> Recorded data:
────────────────
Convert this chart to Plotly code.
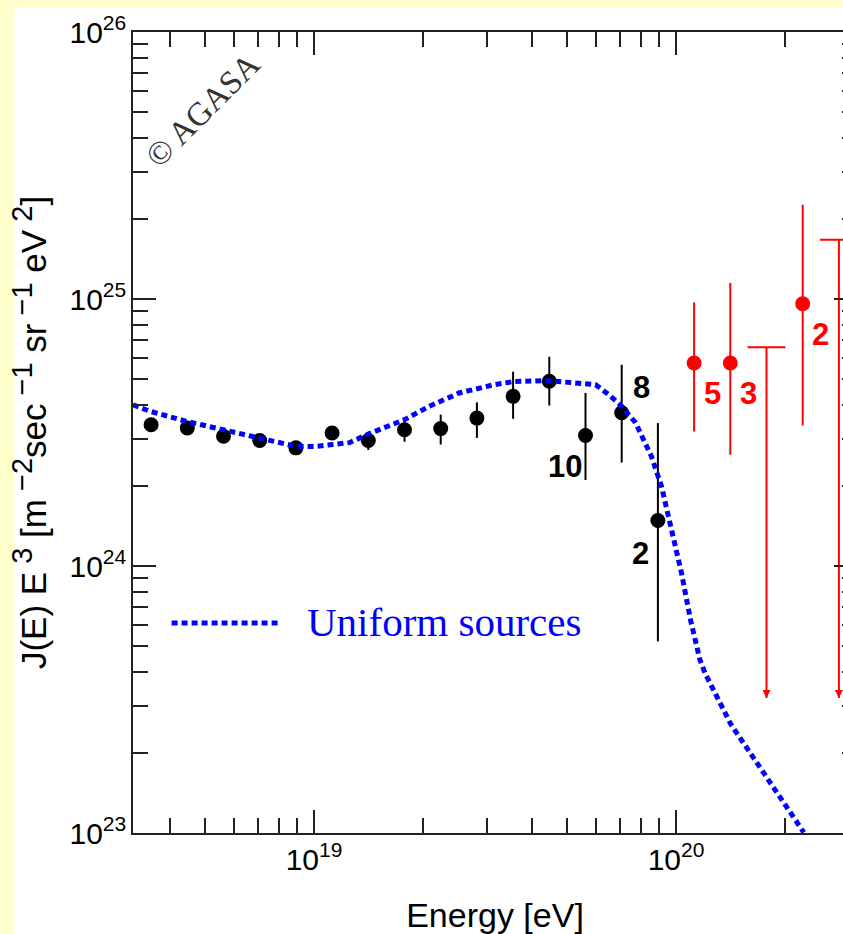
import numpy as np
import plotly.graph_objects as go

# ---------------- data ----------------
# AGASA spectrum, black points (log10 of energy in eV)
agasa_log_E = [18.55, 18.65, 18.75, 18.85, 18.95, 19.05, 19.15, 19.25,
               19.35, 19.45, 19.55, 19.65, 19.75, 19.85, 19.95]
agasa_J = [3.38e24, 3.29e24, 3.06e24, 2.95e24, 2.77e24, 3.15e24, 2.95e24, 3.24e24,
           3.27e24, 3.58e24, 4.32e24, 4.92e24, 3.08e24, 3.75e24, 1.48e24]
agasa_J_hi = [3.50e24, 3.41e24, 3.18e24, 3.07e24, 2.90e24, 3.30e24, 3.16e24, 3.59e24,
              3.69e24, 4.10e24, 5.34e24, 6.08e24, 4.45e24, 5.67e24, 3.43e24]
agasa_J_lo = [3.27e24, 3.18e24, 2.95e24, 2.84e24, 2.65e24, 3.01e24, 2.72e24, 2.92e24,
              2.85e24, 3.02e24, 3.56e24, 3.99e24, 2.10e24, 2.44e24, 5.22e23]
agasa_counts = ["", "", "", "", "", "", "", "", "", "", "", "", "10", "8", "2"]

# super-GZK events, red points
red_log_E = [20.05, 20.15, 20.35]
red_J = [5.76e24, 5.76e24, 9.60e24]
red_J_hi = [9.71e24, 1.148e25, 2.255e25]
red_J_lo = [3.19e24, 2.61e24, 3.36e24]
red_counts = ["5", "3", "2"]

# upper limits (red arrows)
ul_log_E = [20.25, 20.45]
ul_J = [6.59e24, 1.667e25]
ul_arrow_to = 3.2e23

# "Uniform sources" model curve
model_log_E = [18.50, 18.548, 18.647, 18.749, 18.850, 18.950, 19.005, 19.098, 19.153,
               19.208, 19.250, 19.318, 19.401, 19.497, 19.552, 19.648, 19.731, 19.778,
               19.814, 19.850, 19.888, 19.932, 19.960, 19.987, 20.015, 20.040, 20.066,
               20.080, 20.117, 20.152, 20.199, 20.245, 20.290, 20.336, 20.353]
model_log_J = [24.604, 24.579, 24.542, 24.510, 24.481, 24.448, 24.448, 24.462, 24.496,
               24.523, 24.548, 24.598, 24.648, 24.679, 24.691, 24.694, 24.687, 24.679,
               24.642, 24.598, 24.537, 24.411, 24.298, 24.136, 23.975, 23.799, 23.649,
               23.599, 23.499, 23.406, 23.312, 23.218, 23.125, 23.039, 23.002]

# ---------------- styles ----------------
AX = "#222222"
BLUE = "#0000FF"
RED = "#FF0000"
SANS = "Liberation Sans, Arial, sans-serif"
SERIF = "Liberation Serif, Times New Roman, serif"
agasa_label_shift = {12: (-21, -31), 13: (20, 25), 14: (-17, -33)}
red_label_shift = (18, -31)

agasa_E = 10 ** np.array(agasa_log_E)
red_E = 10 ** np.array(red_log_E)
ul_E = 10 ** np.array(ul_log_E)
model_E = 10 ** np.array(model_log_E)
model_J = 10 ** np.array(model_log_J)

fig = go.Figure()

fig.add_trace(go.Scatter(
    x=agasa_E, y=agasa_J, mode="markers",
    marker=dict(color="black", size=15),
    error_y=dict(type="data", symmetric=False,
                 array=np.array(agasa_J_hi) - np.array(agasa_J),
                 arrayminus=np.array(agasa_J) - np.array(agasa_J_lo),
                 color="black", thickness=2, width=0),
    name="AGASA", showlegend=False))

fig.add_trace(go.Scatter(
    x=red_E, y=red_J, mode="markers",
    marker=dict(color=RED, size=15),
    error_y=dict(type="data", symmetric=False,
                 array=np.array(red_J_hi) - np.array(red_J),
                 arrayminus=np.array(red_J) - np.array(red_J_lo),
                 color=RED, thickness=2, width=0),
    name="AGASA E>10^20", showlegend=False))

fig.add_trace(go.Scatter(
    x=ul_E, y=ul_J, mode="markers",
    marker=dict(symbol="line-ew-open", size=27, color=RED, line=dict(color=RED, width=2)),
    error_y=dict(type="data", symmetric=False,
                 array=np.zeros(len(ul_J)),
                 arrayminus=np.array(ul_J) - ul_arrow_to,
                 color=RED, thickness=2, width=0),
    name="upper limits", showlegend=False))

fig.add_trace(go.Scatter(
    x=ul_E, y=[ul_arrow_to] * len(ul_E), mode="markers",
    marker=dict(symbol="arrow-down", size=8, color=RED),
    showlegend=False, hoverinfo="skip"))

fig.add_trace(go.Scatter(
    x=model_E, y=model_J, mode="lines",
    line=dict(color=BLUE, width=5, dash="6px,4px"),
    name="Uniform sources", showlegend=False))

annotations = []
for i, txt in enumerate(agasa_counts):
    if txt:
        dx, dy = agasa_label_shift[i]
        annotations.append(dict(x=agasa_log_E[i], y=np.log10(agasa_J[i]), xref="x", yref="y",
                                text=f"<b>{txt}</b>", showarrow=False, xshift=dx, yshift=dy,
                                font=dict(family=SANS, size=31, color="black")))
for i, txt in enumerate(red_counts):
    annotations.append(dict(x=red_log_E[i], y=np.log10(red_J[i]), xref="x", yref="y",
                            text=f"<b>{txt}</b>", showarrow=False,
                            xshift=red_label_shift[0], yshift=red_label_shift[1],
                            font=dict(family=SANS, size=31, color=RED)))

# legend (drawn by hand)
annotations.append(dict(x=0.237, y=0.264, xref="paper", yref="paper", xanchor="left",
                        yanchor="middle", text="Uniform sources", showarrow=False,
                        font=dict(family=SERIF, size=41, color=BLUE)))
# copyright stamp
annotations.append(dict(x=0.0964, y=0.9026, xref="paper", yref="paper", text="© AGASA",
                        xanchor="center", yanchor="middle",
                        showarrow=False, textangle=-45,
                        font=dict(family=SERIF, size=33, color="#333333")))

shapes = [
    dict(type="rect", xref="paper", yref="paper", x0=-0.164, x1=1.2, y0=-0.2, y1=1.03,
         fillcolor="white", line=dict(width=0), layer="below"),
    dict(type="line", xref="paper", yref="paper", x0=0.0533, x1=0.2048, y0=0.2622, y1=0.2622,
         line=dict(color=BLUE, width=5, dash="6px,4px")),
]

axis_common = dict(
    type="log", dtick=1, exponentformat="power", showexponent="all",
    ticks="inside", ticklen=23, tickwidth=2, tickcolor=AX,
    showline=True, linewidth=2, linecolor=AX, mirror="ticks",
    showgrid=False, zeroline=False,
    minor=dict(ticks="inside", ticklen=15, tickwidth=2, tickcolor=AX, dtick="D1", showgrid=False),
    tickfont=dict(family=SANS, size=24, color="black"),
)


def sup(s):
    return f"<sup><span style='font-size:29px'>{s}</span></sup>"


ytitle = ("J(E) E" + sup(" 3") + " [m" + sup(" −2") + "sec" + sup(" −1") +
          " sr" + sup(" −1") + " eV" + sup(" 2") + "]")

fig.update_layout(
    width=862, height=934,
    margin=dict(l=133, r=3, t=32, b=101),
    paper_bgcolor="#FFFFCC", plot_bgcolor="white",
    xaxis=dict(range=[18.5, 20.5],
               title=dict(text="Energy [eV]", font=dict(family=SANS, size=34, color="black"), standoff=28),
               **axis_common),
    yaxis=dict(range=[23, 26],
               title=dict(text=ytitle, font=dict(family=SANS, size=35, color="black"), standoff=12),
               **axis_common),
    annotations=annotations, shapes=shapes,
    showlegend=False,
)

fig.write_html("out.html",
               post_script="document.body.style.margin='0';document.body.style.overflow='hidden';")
────────────────
Set the lines above down again, word for word, from the first through the one containing "ul_arrow_to = 3.2e23"; pictures excluded.

Convert this chart to Plotly code.
import numpy as np
import plotly.graph_objects as go

# ---------------- data ----------------
# AGASA spectrum, black points (log10 of energy in eV)
agasa_log_E = [18.55, 18.65, 18.75, 18.85, 18.95, 19.05, 19.15, 19.25,
               19.35, 19.45, 19.55, 19.65, 19.75, 19.85, 19.95]
agasa_J = [3.38e24, 3.29e24, 3.06e24, 2.95e24, 2.77e24, 3.15e24, 2.95e24, 3.24e24,
           3.27e24, 3.58e24, 4.32e24, 4.92e24, 3.08e24, 3.75e24, 1.48e24]
agasa_J_hi = [3.50e24, 3.41e24, 3.18e24, 3.07e24, 2.90e24, 3.30e24, 3.16e24, 3.59e24,
              3.69e24, 4.10e24, 5.34e24, 6.08e24, 4.45e24, 5.67e24, 3.43e24]
agasa_J_lo = [3.27e24, 3.18e24, 2.95e24, 2.84e24, 2.65e24, 3.01e24, 2.72e24, 2.92e24,
              2.85e24, 3.02e24, 3.56e24, 3.99e24, 2.10e24, 2.44e24, 5.22e23]
agasa_counts = ["", "", "", "", "", "", "", "", "", "", "", "", "10", "8", "2"]

# super-GZK events, red points
red_log_E = [20.05, 20.15, 20.35]
red_J = [5.76e24, 5.76e24, 9.60e24]
red_J_hi = [9.71e24, 1.148e25, 2.255e25]
red_J_lo = [3.19e24, 2.61e24, 3.36e24]
red_counts = ["5", "3", "2"]

# upper limits (red arrows)
ul_log_E = [20.25, 20.45]
ul_J = [6.59e24, 1.667e25]
ul_arrow_to = 3.2e23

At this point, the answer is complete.